Omni-Attribute: Open-vocabulary Attribute Encoder for Visual Concept Personalization
Tsai-Shien Chen, Aliaksandr Siarohin, Guocheng Gordon Qian, Kuan-Chieh Jackson Wang, Egor Nemchinov, Moayed Haji-Ali, Riza Alp Guler, Willi Menapace, Ivan Skorokhodov, Anil Kag, Jun-Yan Zhu, Sergey Tulyakov
2025-12-12
Summary
This paper introduces a new way to change specific parts of an image, like a person's expression or the lighting, without messing up the rest of the picture. It focuses on being able to modify images based on descriptions of what you want to change, even if those descriptions aren't limited to a specific set of options.
What's the problem?
Current methods for changing image attributes aren't very precise. They treat images as a whole, making it hard to isolate and change just one thing without unintentionally altering other parts. Imagine trying to change someone's smile without changing their hair color – existing techniques often struggle with that kind of specific editing, leading to blurry or unrealistic results because everything is interconnected in how the computer 'sees' the image.
What's the solution?
The researchers created something called 'Omni-Attribute,' a new system designed to understand and separate different visual attributes.
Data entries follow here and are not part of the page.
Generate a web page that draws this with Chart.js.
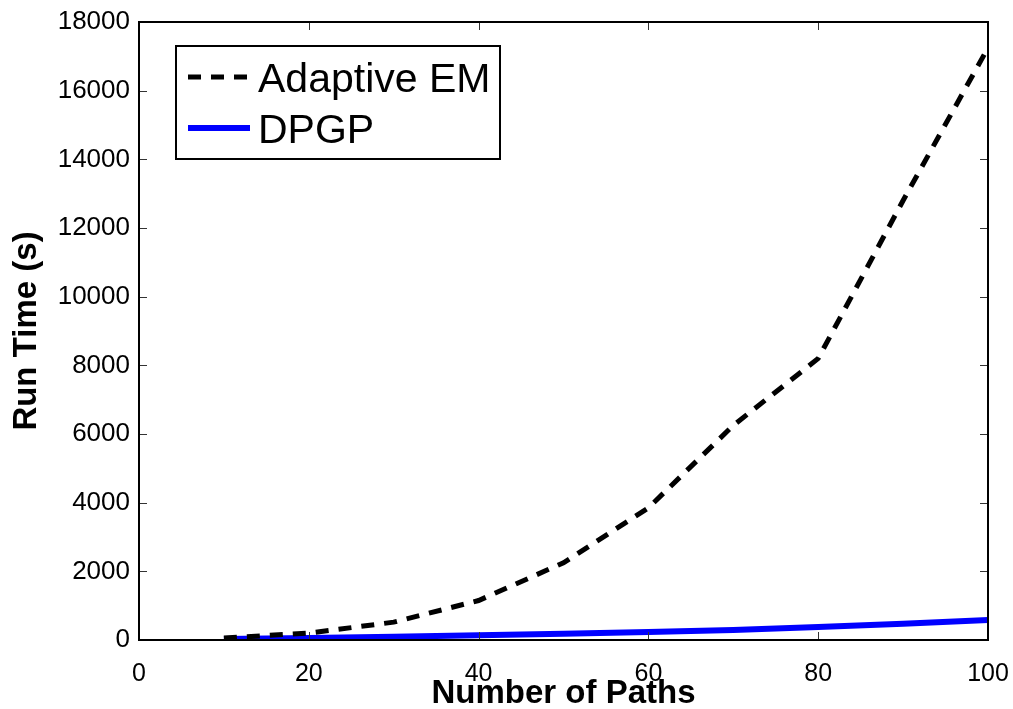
<!DOCTYPE html>
<html lang="en">
<head>
    <meta charset="UTF-8">
    <title>Run Time vs Number of Paths</title>
    <script src="https://cdn.jsdelivr.net/npm/chart.js"></script>
    <style>
        body {
            margin: 0;
            background-color: #ffffff;
        }
        .chart-container {
            width: 1013px;
            height: 709px;
        }
    </style>
</head>
<body>
    <div class="chart-container">
        <canvas id="runTimeChart" width="1013" height="709"></canvas>
    </div>

    <script>
        // values
        const numPaths = [10, 20, 30, 40, 50, 60, 70, 80, 90, 100];
        const adaptiveEM = [60, 200, 520, 1150, 2250, 3850, 6250, 8200, 12800, 17250];
        const dpgp = [30, 60, 95, 135, 180, 235, 290, 380, 470, 580];
        const xTicks = [0, 20, 40, 60, 80, 100];
        const yTicks = [0, 2000, 4000, 6000, 8000, 10000, 12000, 14000, 16000, 18000];

        const FONT = '"Liberation Sans", Arial, sans-serif';

        function toPoints(xs, ys) {
            return xs.map((x, i) => ({ x: x, y: ys[i] }));
        }

        // MATLAB style box with ticks pointing inwards
        const boxPlugin = {
            id: 'matlabBox',
            afterDatasetsDraw(chart) {
                const ctx = chart.ctx;
                const area = chart.chartArea;
                const xs = chart.scales.x;
                const ys = chart.scales.y;
                const len = 8;
                ctx.save();
                ctx.strokeStyle = '#333';
                ctx.lineWidth = 1;
                ctx.beginPath();
                xTicks.forEach(v => {
                    const px = Math.round(xs.getPixelForValue(v)) + 0.5;
                    ctx.moveTo(px, area.bottom); ctx.lineTo(px, area.bottom - len);
                    ctx.moveTo(px, area.top); ctx.lineTo(px, area.top + len);
                });
                yTicks.forEach(v => {
                    const py = Math.round(ys.getPixelForValue(v)) + 0.5;
                    ctx.moveTo(area.left, py); ctx.lineTo(area.left + len, py);
                    ctx.moveTo(area.right, py); ctx.lineTo(area.right - len, py);
                });
                ctx.stroke();
                ctx.strokeStyle = '#000';
                ctx.lineWidth = 2;
                ctx.strokeRect(area.left, area.top, area.right - area.left, area.bottom - area.top);
                ctx.restore();
            }
        };

        // legend box in the upper left of the axes
        const legendPlugin = {
            id: 'boxLegend',
            afterDraw(chart) {
                const ctx = chart.ctx;
                const area = chart.chartArea;
                const x0 = area.left + 37;
                const y0 = area.top + 24;
                ctx.save();
                ctx.fillStyle = '#fff';
                ctx.fillRect(x0, y0, 324, 113);
                ctx.strokeStyle = '#000';
                ctx.lineWidth = 2;
                ctx.strokeRect(x0, y0, 324, 113);
                ctx.font = '41px ' + FONT;
                ctx.textBaseline = 'alphabetic';
                chart.data.datasets.forEach((ds, i) => {
                    const cy = y0 + 31 + i * 51;
                    ctx.beginPath();
                    ctx.strokeStyle = ds.borderColor;
                    ctx.lineWidth = ds.borderWidth;
                    ctx.setLineDash(ds.borderDash || []);
                    ctx.moveTo(x0 + 12, cy);
                    ctx.lineTo(x0 + 74, cy);
                    ctx.stroke();
                    ctx.setLineDash([]);
                    ctx.fillStyle = '#000';
                    ctx.fillText(ds.label, x0 + 82, cy + 15);
                });
                ctx.restore();
            }
        };

        const chartCtx = document.getElementById('runTimeChart').getContext('2d');
        const runTimeChart = new Chart(chartCtx, {
            type: 'line',
            data: {
                datasets: [{
                    label: 'Adaptive EM',
                    data: toPoints(numPaths, adaptiveEM),
                    borderColor: '#000000',
                    borderWidth: 5,
                    borderDash: [13, 10],
                    pointRadius: 0,
                    tension: 0
                }, {
                    label: 'DPGP',
                    data: toPoints(numPaths, dpgp),
                    borderColor: '#0000ff',
                    borderWidth: 6,
                    pointRadius: 0,
                    tension: 0
                }]
            },
            options: {
                responsive: false,
                animation: false,
                layout: { padding: { top: 22, right: 25, left: 0, bottom: 0 } },
                plugins: {
                    legend: { display: false },
                    tooltip: { enabled: false }
                },
                scales: {
                    x: {
                        type: 'linear',
                        min: 0,
                        max: 100,
                        afterBuildTicks: s => { s.ticks = xTicks.map(v => ({ value: v })); },
                        afterFit: s => { s.height = 69; s.paddingLeft = 0; s.paddingRight = 0; },
                        ticks: { color: '#000', padding: 19, maxRotation: 0, font: { family: FONT, size: 25 } },
                        grid: { display: false, drawTicks: false },
                        border: { display: false },
                        title: {
                            display: true,
                            text: 'Number of Paths',
                            color: '#000',
                            padding: { top: 0, bottom: -5 },
                            font: { family: FONT, size: 33, weight: 'bold' }
                        }
                    },
                    y: {
                        type: 'linear',
                        min: 0,
                        max: 18000,
                        afterBuildTicks: s => { s.ticks = yTicks.map(v => ({ value: v })); },
                        afterFit: s => { s.width = 139; s.paddingTop = 0; s.paddingBottom = 0; },
                        ticks: { color: '#000', padding: 9, font: { family: FONT, size: 26 }, callback: v => String(v) },
                        grid: { display: false, drawTicks: false },
                        border: { display: false },
                        title: {
                            display: true,
                            text: 'Run Time (s)',
                            color: '#000',
                            padding: { top: 7, bottom: 0 },
                            font: { family: FONT, size: 33, weight: 'bold' }
                        }
                    }
                }
            },
            plugins: [boxPlugin, legendPlugin]
        });
    </script>
</body>
</html>
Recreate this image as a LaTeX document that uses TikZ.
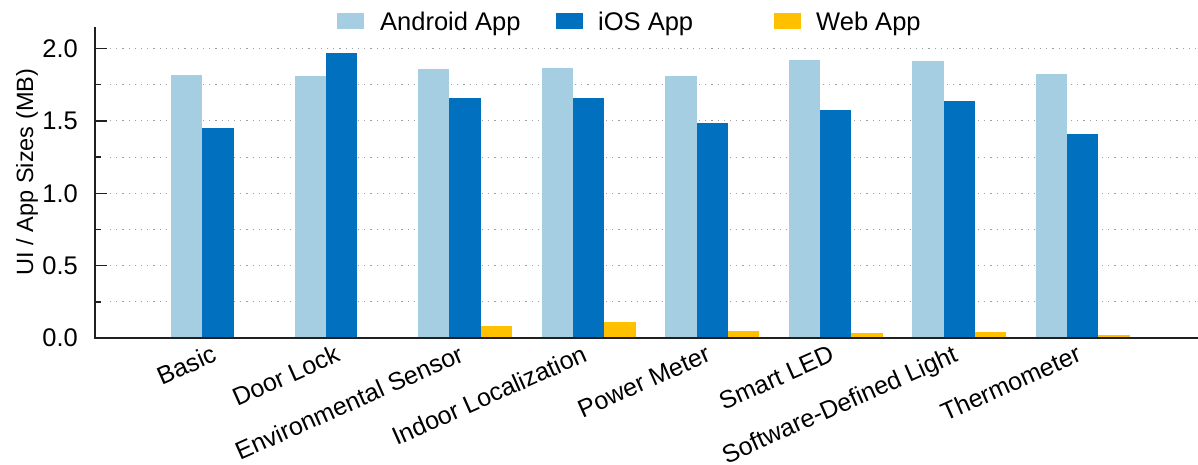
\documentclass[tikz,border=0pt]{standalone}
\usepackage{fontspec}
\setmainfont{Liberation Sans}
\definecolor{andr}{HTML}{A6CEE3}
\definecolor{iosc}{HTML}{0070BF}
\definecolor{webc}{HTML}{FFC000}
\definecolor{gridc}{HTML}{A0A0A0}
\definecolor{axisc}{HTML}{202020}
\begin{document}
\begin{tikzpicture}[x=1pt,y=-1pt,
  font=\fontsize{25.5}{30}\selectfont,
  gridline/.style={gridc, line width=1.1pt, dash pattern=on 1.1pt off 5.1pt},
  axisline/.style={axisc, line width=1.7pt},
  tickmark/.style={axisc, line width=1.4pt},
  ticklabel/.style={anchor=east, inner sep=0pt, text=black},
  catlabel/.style={anchor=base east, rotate=24, inner sep=0pt, text=black, font=\fontsize{25}{30}\selectfont},
  legsq/.style={minimum width=27pt, minimum height=16pt, inner sep=0pt, draw=none},
  legtext/.style={anchor=base west, inner sep=0pt, text=black}]
\useasboundingbox (0,0) rectangle (1198,464);
% grid
\foreach \k in {1,...,8}{
  \pgfmathsetmacro\yy{338-36.1875*\k}
  \draw[gridline] (110,\yy) -- (1198,\yy);
}
% bars and category labels
\foreach [count=\i from 0] \lab/\a/\b/\c in {
  Basic/1.817/1.451/0.010,
  Door Lock/1.810/1.970/0.010,
  Environmental Sensor/1.860/1.660/0.085,
  Indoor Localization/1.865/1.660/0.110,
  Power Meter/1.810/1.485/0.048,
  Smart LED/1.920/1.575/0.035,
  Software-Defined Light/1.914/1.637/0.040,
  Thermometer/1.824/1.410/0.018}{
  \pgfmathsetmacro\xs{171+123.55*\i}
  \fill[andr] (\xs,338) rectangle ({\xs+31.3},{338-144.75*\a});
  \fill[iosc] ({\xs+31.3},338) rectangle ({\xs+62.6},{338-144.75*\b});
  \fill[webc] ({\xs+62.6},338) rectangle ({\xs+93.9},{338-144.75*\c});
  \node[catlabel] (lab\i) at ({\xs+47},360.5) {\lab};
}
% axes
\coordinate (ytop) at (95,27);
\coordinate (origin) at (95,338);
\coordinate (xend) at (1198,338);
\draw[axisline] (ytop) -- (origin) -- (xend);
% ticks
\foreach \k in {0,...,8}{
  \pgfmathsetmacro\yy{338-36.1875*\k}
  \ifodd\k
    \draw[tickmark] (95,\yy) -- (101,\yy);
  \else
    \draw[tickmark] (95,\yy) -- (107,\yy);
  \fi
}
\foreach \v/\t in {0/0.0,1/0.5,2/1.0,3/1.5,4/2.0}{
  \pgfmathsetmacro\yy{338-72.375*\v}
  \node[ticklabel] (tick\v) at (78,\yy) {\t};
}
% y label
\node[rotate=90, inner sep=0pt, font=\fontsize{23.5}{28}\selectfont] (ylab) at (27,172) {UI / App Sizes (MB)};
% legend
\node[legsq, fill=andr] (lg1) at (350.5,21) {};
\node[legtext] (lt1) at (380,30.7) {Android App};
\node[legsq, fill=iosc] (lg2) at (569.5,21) {};
\node[legtext] (lt2) at (598,30.7) {iOS App};
\node[legsq, fill=webc] (lg3) at (787.5,21) {};
\node[legtext] (lt3) at (816,30.7) {Web App};
\end{tikzpicture}
\end{document}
They did this in two main ways: first, they created a dataset of images specifically designed to teach the system which parts of an image relate to which attributes. Second, they trained the system using a method that encourages it to both create realistic images *and* keep different attributes separate from each other, preventing unwanted changes. This allows for much more controlled and accurate image editing.
Why it matters?
This work is important because it allows for more realistic and flexible image personalization. Instead of being limited to pre-defined changes, you can now describe what you want to change in an image, and the system will attempt to do it accurately. This has potential applications in areas like creating personalized avatars, editing photos with precise control, and generating images based on complex descriptions.
Abstract
Visual concept personalization aims to transfer only specific image attributes, such as identity, expression, lighting, and style, into unseen contexts. However, existing methods rely on holistic embeddings from general-purpose image encoders, which entangle multiple visual factors and make it difficult to isolate a single attribute. This often leads to information leakage and incoherent synthesis. To address this limitation, we introduce Omni-Attribute, the first open-vocabulary image attribute encoder designed to learn high-fidelity, attribute-specific representations. Our approach jointly designs the data and model: (i) we curate semantically linked image pairs annotated with positive and negative attributes to explicitly teach the encoder what to preserve or suppress; and (ii) we adopt a dual-objective training paradigm that balances generative fidelity with contrastive disentanglement. The resulting embeddings prove effective for open-vocabulary attribute retrieval, personalization, and compositional generation, achieving state-of-the-art performance across multiple benchmarks.